* SET PROBLEM:
Write out every entry exactly as given, but omit the pictures.

Rows from a dataset of charts and code
-- Start --

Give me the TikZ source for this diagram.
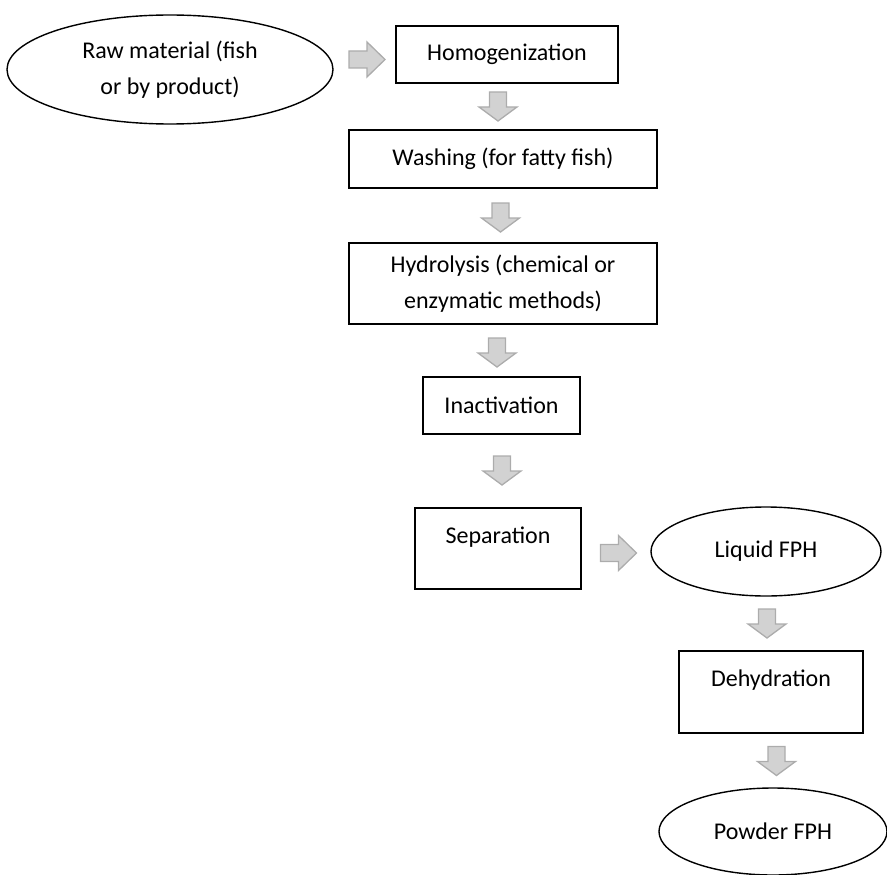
\documentclass[tikz,border=0pt]{standalone}
\usepackage{fontspec}
\setmainfont{Carlito}
\usetikzlibrary{shapes.geometric}

\begin{document}
\begin{tikzpicture}[x=1pt,y=-1pt,line width=1.4pt,
        font=\fontsize{24}{36}\selectfont,
        stepbox/.style={draw, rectangle, inner sep=0pt, align=center},
        endoval/.style={draw, ellipse, inner sep=0pt, align=center},
        topbox/.style={stepbox, text height=17pt, text depth=28pt},
        downarr/.pic={\draw[draw=gray!65, fill=gray!35, line width=1.3pt] (-8.5,-14.5) -- (8.5,-14.5) -- (8.5,0.5) -- (19,0.5) -- (0,14.5) -- (-19,0.5) -- (-8.5,0.5) -- cycle;},
        rightarr/.pic={\draw[draw=gray!65, fill=gray!35, line width=1.3pt] (-18,-8.5) -- (0,-8.5) -- (0,-17.5) -- (18,0) -- (0,17.5) -- (0,8.5) -- (-18,8.5) -- cycle;}]

                \useasboundingbox (0,0) rectangle (887,875);

                % start
                \node[endoval, minimum width=326pt, minimum height=109pt] (raw) at (170,69.5) {Raw material (fish\\or by product)};

                % steps
                \node[stepbox, minimum width=222pt, minimum height=57pt] (homog) at (507,54.5) {Homogenization};
                \node[stepbox, minimum width=308pt, minimum height=58pt] (wash) at (503,159) {Washing (for fatty fish)};
                \node[stepbox, minimum width=308pt, minimum height=81pt] (hydro) at (503,283.5) {Hydrolysis (chemical or\\enzymatic methods)};
                \node[stepbox, minimum width=157pt, minimum height=57pt] (inact) at (501.5,405.5) {Inactivation};
                \node[topbox, minimum width=166pt, minimum height=81pt] (sep) at (498,548.5) {Separation};

                % products
                \node[endoval, minimum width=230pt, minimum height=89pt] (liquid) at (766,551.5) {Liquid FPH};
                \node[topbox, minimum width=184pt, minimum height=82pt] (dehyd) at (771,692) {Dehydration};
                \node[endoval, minimum width=228pt, minimum height=87pt] (powder) at (773,831.5) {Powder FPH};

                % block arrows
                \pic (a1) at (367,59.5) {rightarr};
                \pic (a2) at (498,106.5) {downarr};
                \pic (a3) at (500.5,217.5) {downarr};
                \pic (a4) at (497,352.5) {downarr};
                \pic (a5) at (502,470.5) {downarr};
                \pic (a6) at (618.5,553) {rightarr};
                \pic (a7) at (767,623.5) {downarr};
                \pic (a8) at (776.5,761) {downarr};

            \end{tikzpicture}
\end{document}
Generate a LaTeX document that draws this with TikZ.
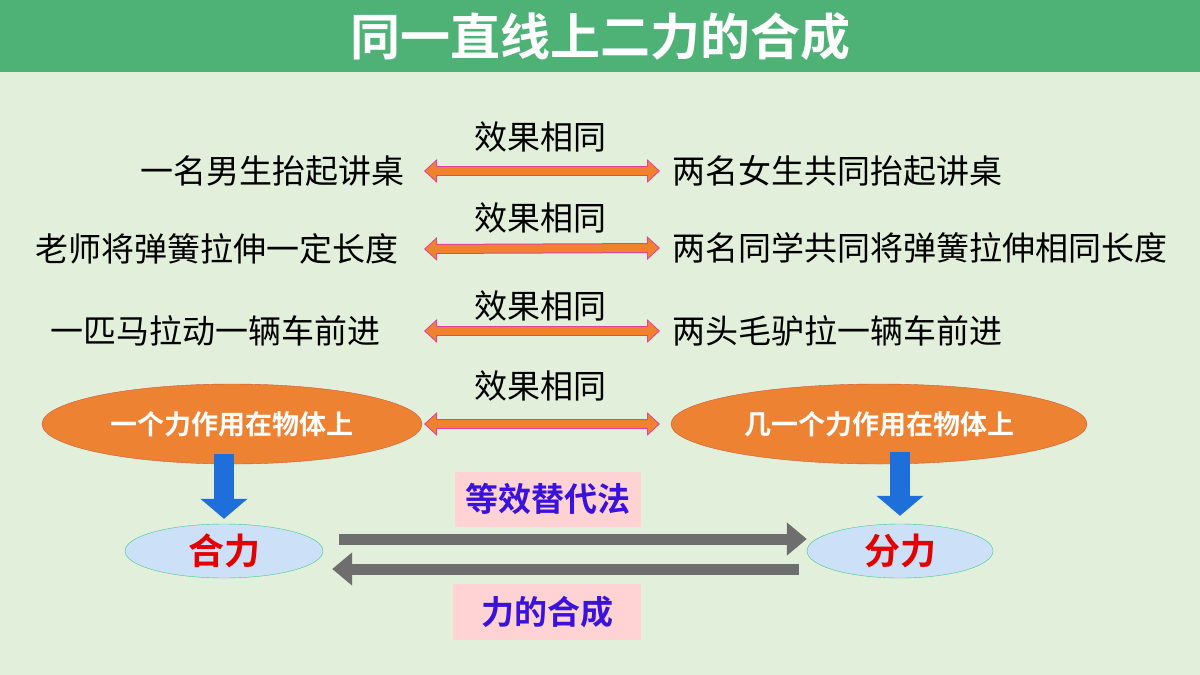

-- End --

* PROBLEM SOLUTION:
Give me the TikZ source for this diagram.
\documentclass[tikz,border=0pt]{standalone}
\usepackage{fontspec}
\setmainfont{Carlito}
\usetikzlibrary{shapes.geometric}

\begin{document}
\begin{tikzpicture}[x=1pt,y=-1pt,line width=1.4pt,
        font=\fontsize{24}{36}\selectfont,
        stepbox/.style={draw, rectangle, inner sep=0pt, align=center},
        endoval/.style={draw, ellipse, inner sep=0pt, align=center},
        topbox/.style={stepbox, text height=17pt, text depth=28pt},
        downarr/.pic={\draw[draw=gray!65, fill=gray!35, line width=1.3pt] (-8.5,-14.5) -- (8.5,-14.5) -- (8.5,0.5) -- (19,0.5) -- (0,14.5) -- (-19,0.5) -- (-8.5,0.5) -- cycle;},
        rightarr/.pic={\draw[draw=gray!65, fill=gray!35, line width=1.3pt] (-18,-8.5) -- (0,-8.5) -- (0,-17.5) -- (18,0) -- (0,17.5) -- (0,8.5) -- (-18,8.5) -- cycle;}]

                \useasboundingbox (0,0) rectangle (887,875);

                % start
                \node[endoval, minimum width=326pt, minimum height=109pt] (raw) at (170,69.5) {Raw material (fish\\or by product)};

                % steps
                \node[stepbox, minimum width=222pt, minimum height=57pt] (homog) at (507,54.5) {Homogenization};
                \node[stepbox, minimum width=308pt, minimum height=58pt] (wash) at (503,159) {Washing (for fatty fish)};
                \node[stepbox, minimum width=308pt, minimum height=81pt] (hydro) at (503,283.5) {Hydrolysis (chemical or\\enzymatic methods)};
                \node[stepbox, minimum width=157pt, minimum height=57pt] (inact) at (501.5,405.5) {Inactivation};
                \node[topbox, minimum width=166pt, minimum height=81pt] (sep) at (498,548.5) {Separation};

                % products
                \node[endoval, minimum width=230pt, minimum height=89pt] (liquid) at (766,551.5) {Liquid FPH};
                \node[topbox, minimum width=184pt, minimum height=82pt] (dehyd) at (771,692) {Dehydration};
                \node[endoval, minimum width=228pt, minimum height=87pt] (powder) at (773,831.5) {Powder FPH};

                % block arrows
                \pic (a1) at (367,59.5) {rightarr};
                \pic (a2) at (498,106.5) {downarr};
                \pic (a3) at (500.5,217.5) {downarr};
                \pic (a4) at (497,352.5) {downarr};
                \pic (a5) at (502,470.5) {downarr};
                \pic (a6) at (618.5,553) {rightarr};
                \pic (a7) at (767,623.5) {downarr};
                \pic (a8) at (776.5,761) {downarr};

            \end{tikzpicture}
\end{document}
Generate a LaTeX document that draws this with TikZ.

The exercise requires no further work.